By the second primal-sounding song, just about everyone in the room was moving, if not dancing.
The Malian Blues Quartet, dressed in traditional, bright-colored garb, attracted a crowd that ranged from old hippies to jazz musicians and fans to a young guy dancing enthusiastically in a presumably ironic black t-shirt with big white letters that read "Hall and Oates."
Familiar faces and conversation came from the jazz critic (who shared a hilarious story about Hitler), the DJ, the sax and clarinet player, the woman who works on film costuming/make-up, the banjo player. A guy with a white buzz cut did the Mr. Roboto dance non-stop.
By the fourth song, the room had gone from cool to warm with no signs of changing direction.

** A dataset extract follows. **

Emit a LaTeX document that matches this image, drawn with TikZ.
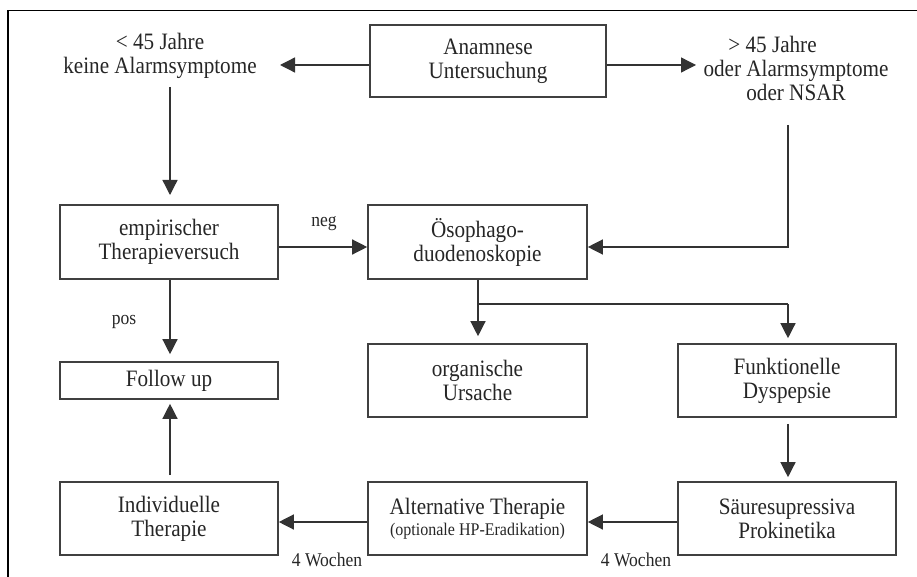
\documentclass[tikz,border=0pt]{standalone}
\usepackage{fontspec}
\setmainfont{Liberation Serif}[FakeStretch=0.9]
\usetikzlibrary{arrows.meta}
\tikzset{
  box/.style={draw=black!75, line width=1.6pt, rectangle, align=center, inner sep=0pt,
    font=\fontsize{23.5}{24}\selectfont, text=black!85},
  lbl/.style={align=center, inner sep=0pt, font=\fontsize{23.5}{24}\selectfont, text=black!85},
  small/.style={inner sep=0pt, font=\fontsize{19.5}{20}\selectfont, text=black!85},
  conn/.style={draw=black!80, line width=1.3pt},
  arr/.style={conn, -{Triangle[length=15pt,width=15pt]}},
  wide/.style={minimum width=218pt},
}
\begin{document}
\begin{tikzpicture}[x=1pt,y=-1pt]
\useasboundingbox (0,0) rectangle (917,577);
\draw[black, line width=1.5pt] (8,577) -- (8,10.5) -- (917,10.5);

\node[box, minimum width=236pt, minimum height=72pt] (anam) at (488,61) {Anamnese\\Untersuchung};
\node[lbl] (young) at (160,56) {< 45 Jahre\\keine Alarmsymptome};
\node[lbl] (old) at (796,68) {> 45 Jahre\hspace*{2em}\\oder Alarmsymptome\\oder NSAR};

\node[box, wide, minimum height=74pt] (emp) at (169,242) {empirischer\\Therapieversuch};
\node[box, minimum width=219pt, minimum height=74pt] (oeso) at (477.5,242) {Ösophago-\\duodenoskopie};
\node[box, wide, minimum height=37pt] (follow) at (169,380.5) {Follow up};
\node[box, minimum width=219pt, minimum height=73pt] (org) at (477.5,380.5) {organische\\Ursache};
\node[box, wide, minimum height=73pt] (funk) at (787,380.5) {Funktionelle\\Dyspepsie};
\node[box, wide, minimum height=73pt] (indiv) at (169,518.5) {Individuelle\\Therapie};
\node[box, minimum width=219pt, minimum height=73pt] (alt) at (477.5,518.5) {Alternative Therapie\\[-3pt]{\fontsize{17.8}{19}\selectfont (optionale HP-Eradikation)}};
\node[box, wide, minimum height=73pt] (saeure) at (787,518.5) {Säuresupressiva\\Prokinetika};

\node[small] (neg) at (324,224) {neg};
\node[small] (pos) at (124,322) {pos};
\node[small] (w1) at (327,560) {4 Wochen};
\node[small] (w2) at (636,560) {4 Wochen};

\coordinate (lt) at (280,65);
\coordinate (rt) at (696,65);
\coordinate (lv1) at (170,87);
\coordinate (lv2) at (170,195);
\coordinate (rv1) at (788,125);
\coordinate (rv2) at (788,247);
\coordinate (ob) at (478,304);
\coordinate (obr) at (788,304);

\draw[arr] ([yshift=-4pt]anam.west) -- (lt);
\draw[arr] ([yshift=-4pt]anam.east) -- (rt);
\draw[arr] (lv1) -- (lv2);
\draw[arr] (rv1) -- (rv2) -- ([yshift=-5pt]oeso.east);
\draw[arr] ([yshift=-5pt]emp.east) -- ([yshift=-5pt]oeso.west);
\draw[arr, shorten >=7pt] ([xshift=1pt]emp.south) -- ([xshift=1pt]follow.north);
\draw[conn] ([xshift=0.5pt]oeso.south) -- (ob) -- (obr);
\draw[arr] (ob) -- ([yshift=7pt]org.north -| ob);
\draw[arr] (obr) -- ([yshift=5pt]funk.north -| obr);
\draw[arr, shorten <=6pt, shorten >=4pt] ([xshift=1pt]funk.south) -- ([xshift=1pt]saeure.north);
\draw[arr] ([yshift=-3.5pt]saeure.west) -- ([yshift=-3.5pt]alt.east);
\draw[arr] ([yshift=-3.5pt]alt.west) -- ([yshift=-3.5pt]indiv.east);
\draw[arr, shorten <=6pt, shorten >=4pt] ([xshift=1pt]indiv.north) -- ([xshift=1pt]follow.south);
\end{tikzpicture}
\end{document}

Although the band spoke almost entirely in French, after most songs, the band's leader would smile broadly and say, "Thank you very much. So happy!" He didn't appear to be making that up.
By the time we got to the shank of the show, the band would start playing another song with unusual and shifting time signatures and the crowd would struggle to find a beat to dance to while the group's singer played guitar and gazed out at us with a beatific smile that seemed to say, "Don't sweat it. Let your body go anywhere it wants to."
Kudos to the band for taking what has to be the shortest break on record before returning us to our trance-like dancing to Malian music.
During intermission, while others danced to a DJ playing "Groove is in the Heart," a world music fan and Balliceaux regular I'd met a few years back found me to discuss the set.
"It's the first time I've heard the sound of Celtic music come through in African music," he said. "If you listen, that guitar could be a fiddle and it would be Celtic!"
Of course, once he pointed that out, I could hear nothing but how much of Celtic music had a direct link to the music we were hearing.
It was after intermission that late arrivals - like the guy in a deep blue v-neck t-shirt with a gold chain worn without irony or the guy in the Richmond football jersey almost to his knees - began showing up, making just another post-midnight stop on their Saturday night rounds.
More than a few of that type walked in, made a loop and decided a closed-eye crowd trance dancing was apparently not their thing. It was ours.
By 1 a.m., the four members of the Malian super-group were dancing off the stage one by one to end the show to wild applause.
Walking up Lombardy, the world music lover caught up to talk about how excellent the show had been, how they'd played a lot of songs by a noted African composer. "You should look him up," he tells me. "You should know about him."
I shared that after his intermission observation, I'd been unable to listen without hearing what Celtic music had pulled from what we were hearing tonight. We paused at the street corner to go different ways.
"When you come down to it, all music is African music," he reminded me before smiling, waving farewell and walking off.
When you come down to it, all summer nights spent dancing, much less to Malian music, are excellent nights.